■ GOAL
For this exercise, repeat all of the material verbatim apart from its images.

■ DATA EXCERPT

** begin **

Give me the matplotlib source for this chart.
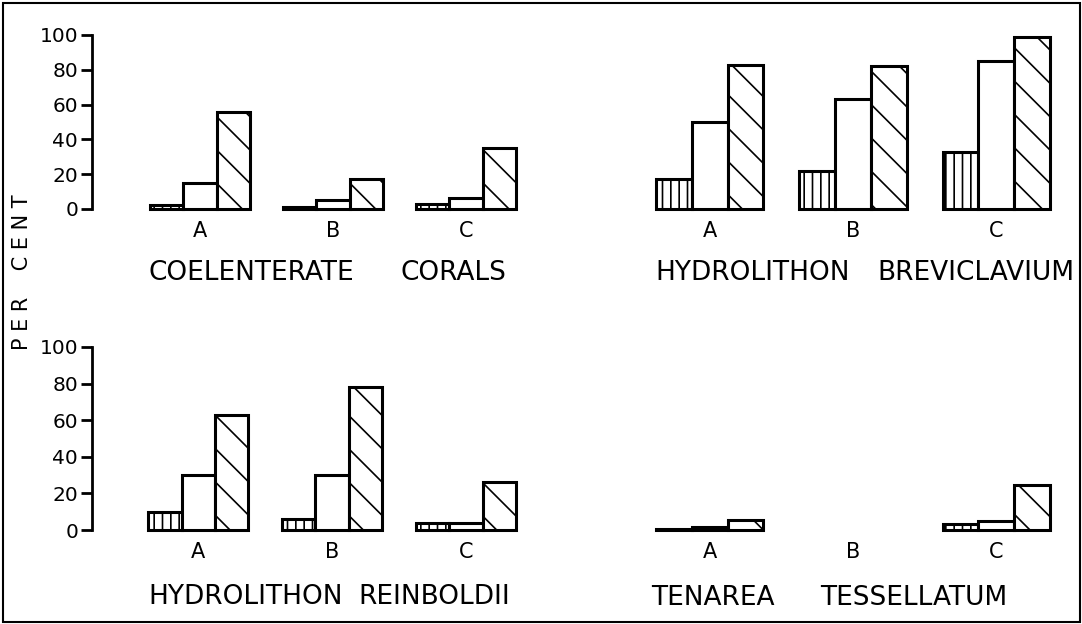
import matplotlib.pyplot as plt
from matplotlib.patches import Rectangle

groups = ['A', 'B', 'C']

coral_vert = [2.5, 1, 3]
coral_open = [15, 5, 6.5]
coral_diag = [56, 17, 35]

brevi_vert = [17, 22, 33]
brevi_open = [50, 63, 85]
brevi_diag = [83, 82, 99]

reinb_vert = [10, 6, 4]
reinb_open = [30, 30, 4]
reinb_diag = [63, 78, 26]

tenar_vert = [0.5, 0, 3.5]
tenar_open = [1.5, 0, 5]
tenar_diag = [5.5, 0, 24.5]

titles = ['COELENTERATE CORALS', 'HYDROLITHON BREVICLAVIUM',
          'HYDROLITHON REINBOLDII', 'TENAREA TESSELLATUM']
yticks = [0, 20, 40, 60, 80, 100]

W, H = 1082, 624
plt.rcParams['hatch.linewidth'] = 1.2
fig = plt.figure(figsize=(W / 100, H / 100), dpi=100)


def px_axes(x0, x1, ytop, ybot):
    return fig.add_axes([x0 / W, 1 - ybot / H, (x1 - x0) / W, (ybot - ytop) / H])


def panel(ax, vert, opn, diag, left_axis, xmin):
    for g in range(len(groups)):
        vals = [vert[g], opn[g], diag[g]]
        hatches = ['||', '', '\\']
        for i in range(3):
            if vals[i] <= 0:
                continue
            ax.bar(g * 4 + i, vals[i], width=1, align='edge', facecolor='white',
                   edgecolor='black', linewidth=2.2, hatch=hatches[i], clip_on=False)
    ax.set_xlim(xmin, 11)
    ax.set_ylim(0, 100)
    ax.set_xticks([g * 4 + 1.5 for g in range(len(groups))])
    ax.set_xticklabels(groups, fontsize=15)
    ax.tick_params(axis='x', length=0, pad=9)
    for s in ['top', 'right', 'bottom']:
        ax.spines[s].set_visible(False)
    if left_axis:
        ax.spines['left'].set_linewidth(2)
        ax.set_yticks(yticks)
        ax.tick_params(axis='y', length=8, width=2, labelsize=14.5, pad=2)
    else:
        ax.spines['left'].set_visible(False)
        ax.set_yticks([])
    ax.patch.set_visible(False)


ax1 = px_axes(92, 516, 35, 209)
panel(ax1, coral_vert, coral_open, coral_diag, True, -1.75)
ax2 = px_axes(656, 1050, 35, 209)
panel(ax2, brevi_vert, brevi_open, brevi_diag, False, 0)
ax3 = px_axes(92, 516, 347, 530)
panel(ax3, reinb_vert, reinb_open, reinb_diag, True, -1.68)
ax4 = px_axes(656, 1050, 347, 530)
panel(ax4, tenar_vert, tenar_open, tenar_diag, False, 0)

# left edge of each title word, and the title's vertical centre (pixels)
word_x = [(148, 400), (655, 877), (148, 358), (651, 820)]
title_y = [273, 273, 597, 598]
for t, xs, y in zip(titles, word_x, title_y):
    for word, x in zip(t.split(), xs):
        fig.text(x / W, 1 - y / H, word, ha='left', va='center', fontsize=19)

fig.text(22 / W, 1 - 272 / H, 'P E R    C E N T', rotation=90,
         ha='center', va='center', fontsize=15)

fig.patches.append(Rectangle((3 / W, 2 / H), (W - 5) / W, (H - 5) / H,
                             transform=fig.transFigure, fill=False, lw=1.5,
                             edgecolor='black'))

fig.savefig('out.png', dpi=100)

** end **

■ SOLUTION TO THIS EXERCISE
Give me the matplotlib source for this chart.
import matplotlib.pyplot as plt
from matplotlib.patches import Rectangle

groups = ['A', 'B', 'C']

coral_vert = [2.5, 1, 3]
coral_open = [15, 5, 6.5]
coral_diag = [56, 17, 35]

brevi_vert = [17, 22, 33]
brevi_open = [50, 63, 85]
brevi_diag = [83, 82, 99]

reinb_vert = [10, 6, 4]
reinb_open = [30, 30, 4]
reinb_diag = [63, 78, 26]

tenar_vert = [0.5, 0, 3.5]
tenar_open = [1.5, 0, 5]
tenar_diag = [5.5, 0, 24.5]

titles = ['COELENTERATE CORALS', 'HYDROLITHON BREVICLAVIUM',
          'HYDROLITHON REINBOLDII', 'TENAREA TESSELLATUM']
yticks = [0, 20, 40, 60, 80, 100]

W, H = 1082, 624
plt.rcParams['hatch.linewidth'] = 1.2
fig = plt.figure(figsize=(W / 100, H / 100), dpi=100)


def px_axes(x0, x1, ytop, ybot):
    return fig.add_axes([x0 / W, 1 - ybot / H, (x1 - x0) / W, (ybot - ytop) / H])


def panel(ax, vert, opn, diag, left_axis, xmin):
    for g in range(len(groups)):
        vals = [vert[g], opn[g], diag[g]]
        hatches = ['||', '', '\\']
        for i in range(3):
            if vals[i] <= 0:
                continue
            ax.bar(g * 4 + i, vals[i], width=1, align='edge', facecolor='white',
                   edgecolor='black', linewidth=2.2, hatch=hatches[i], clip_on=False)
    ax.set_xlim(xmin, 11)
    ax.set_ylim(0, 100)
    ax.set_xticks([g * 4 + 1.5 for g in range(len(groups))])
    ax.set_xticklabels(groups, fontsize=15)
    ax.tick_params(axis='x', length=0, pad=9)
    for s in ['top', 'right', 'bottom']:
        ax.spines[s].set_visible(False)
    if left_axis:
        ax.spines['left'].set_linewidth(2)
        ax.set_yticks(yticks)
        ax.tick_params(axis='y', length=8, width=2, labelsize=14.5, pad=2)
    else:
        ax.spines['left'].set_visible(False)
        ax.set_yticks([])
    ax.patch.set_visible(False)


ax1 = px_axes(92, 516, 35, 209)
panel(ax1, coral_vert, coral_open, coral_diag, True, -1.75)
ax2 = px_axes(656, 1050, 35, 209)
panel(ax2, brevi_vert, brevi_open, brevi_diag, False, 0)
ax3 = px_axes(92, 516, 347, 530)
panel(ax3, reinb_vert, reinb_open, reinb_diag, True, -1.68)
ax4 = px_axes(656, 1050, 347, 530)
panel(ax4, tenar_vert, tenar_open, tenar_diag, False, 0)

# left edge of each title word, and the title's vertical centre (pixels)
word_x = [(148, 400), (655, 877), (148, 358), (651, 820)]
title_y = [273, 273, 597, 598]
for t, xs, y in zip(titles, word_x, title_y):
    for word, x in zip(t.split(), xs):
        fig.text(x / W, 1 - y / H, word, ha='left', va='center', fontsize=19)

fig.text(22 / W, 1 - 272 / H, 'P E R    C E N T', rotation=90,
         ha='center', va='center', fontsize=15)

fig.patches.append(Rectangle((3 / W, 2 / H), (W - 5) / W, (H - 5) / H,
                             transform=fig.transFigure, fill=False, lw=1.5,
                             edgecolor='black'))

fig.savefig('out.png', dpi=100)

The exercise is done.